Le tribunal a également conclu que l’enquête devait prendre fin, ayant observé que les éléments de preuve présentés, ainsi que les faits incontestés concernant la chaîne des titres du lot Meritage, constituent un lien suffisamment plausible entre les mesures prises par la Colombie à l’encontre de la propriété Meritage et l’objectif déclaré de lutte contre le trafic de stupéfiants (paragraphe 794). Le tribunal a donc considéré que la Colombie avait invoqué de bonne foi la disposition relative à l’ESI. Par conséquent, les mesures prises par la Colombie sont exclues du champ d’application de l’APE (paragraphe 795).
5. NPF
Les requérants ont fait valoir que la clause NPF de l’APE, contenue dans l’article 10, paragraphe 4, peut servir à importer un traitement plus favorable des investisseurs dans le cadre du TBI Colombie-Suisse, qui ne contient pas d’ESI similaire à celle de l’APE. Toutefois, le tribunal a estimé que l’article 10, paragraphe 4, de l’APE ne pouvait pas avoir pour effet d’exclure les effets de l’article 22, paragraphe 2.b, de l’APE (paragraphe 799).
Indemnisation et frais
Les frais totaux de l’arbitrage s’élevaient à 1 934 438,64 $US. Le tribunal a ordonné aux parties de supporter ces frais à parts égales ainsi que d’endosser leurs propres frais de justice et autres frais encourus dans le cadre de l’arbitrage (paragraphe 820).
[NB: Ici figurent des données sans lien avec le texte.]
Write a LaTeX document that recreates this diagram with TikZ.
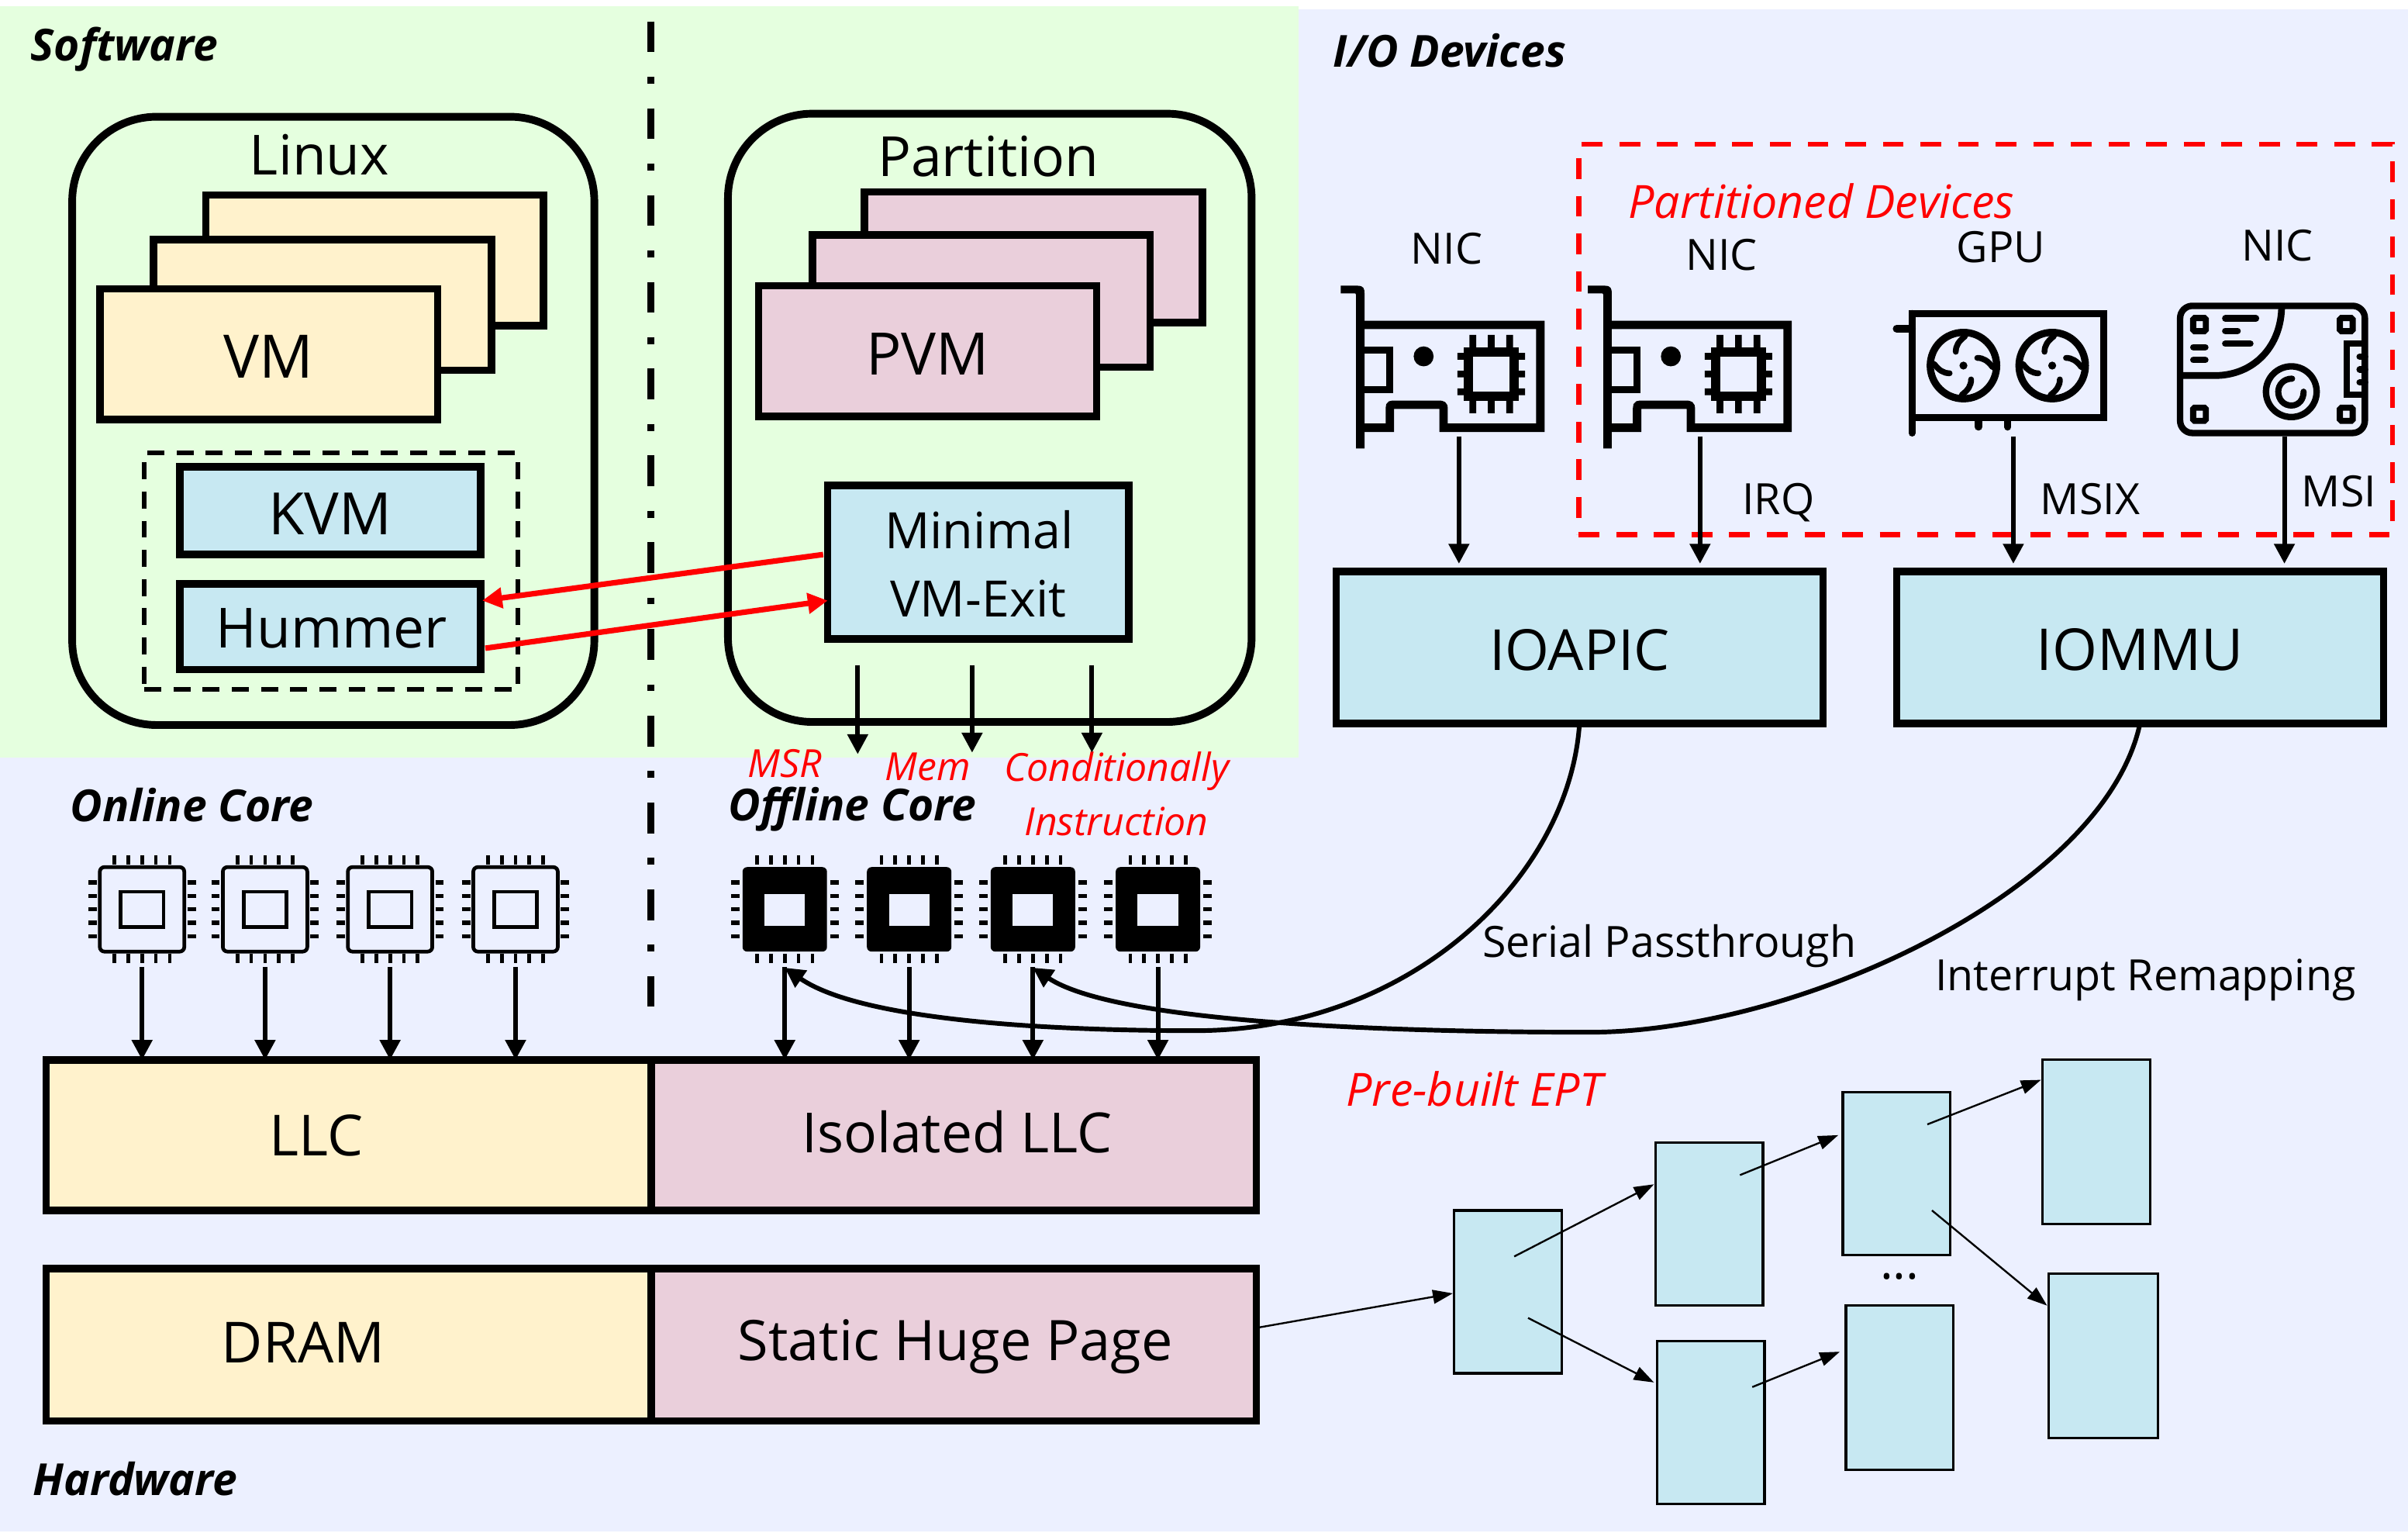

Les frais ayant été payés à partir des avances versées par les parties à parts égales, la part de chaque partie dans les frais d’arbitrage s’est élevée à 967 219,32 $US.
Décision du tribunal
Le tribunal a estimé que la Colombie avait invoqué l’ESI au titre de l’article 22, paragraphe 2.b, de l’APE conformément au traité et que, par conséquent, cette exception s’appliquait. Le tribunal n’avait donc pas de mandat pour examiner d’autres objections à sa compétence, et a rejeté les demandes (a) à (d) des requérants ainsi que l’ensemble des autres demandes et requêtes soulevées par les parties (paragraphe 823).
Note
Le tribunal était composé de Klaus Sachs (président du tribunal), Charles Poncet (désigné par les requérants) et Hugo Perezcano Díaz (désigné par le défendeur).
Auteur
Ancien chercheur en finance internationale et en développement à l’IISD, Angel Risha est titulaire d’une maîtrise en droit de l’École de droit de l’Université de New York.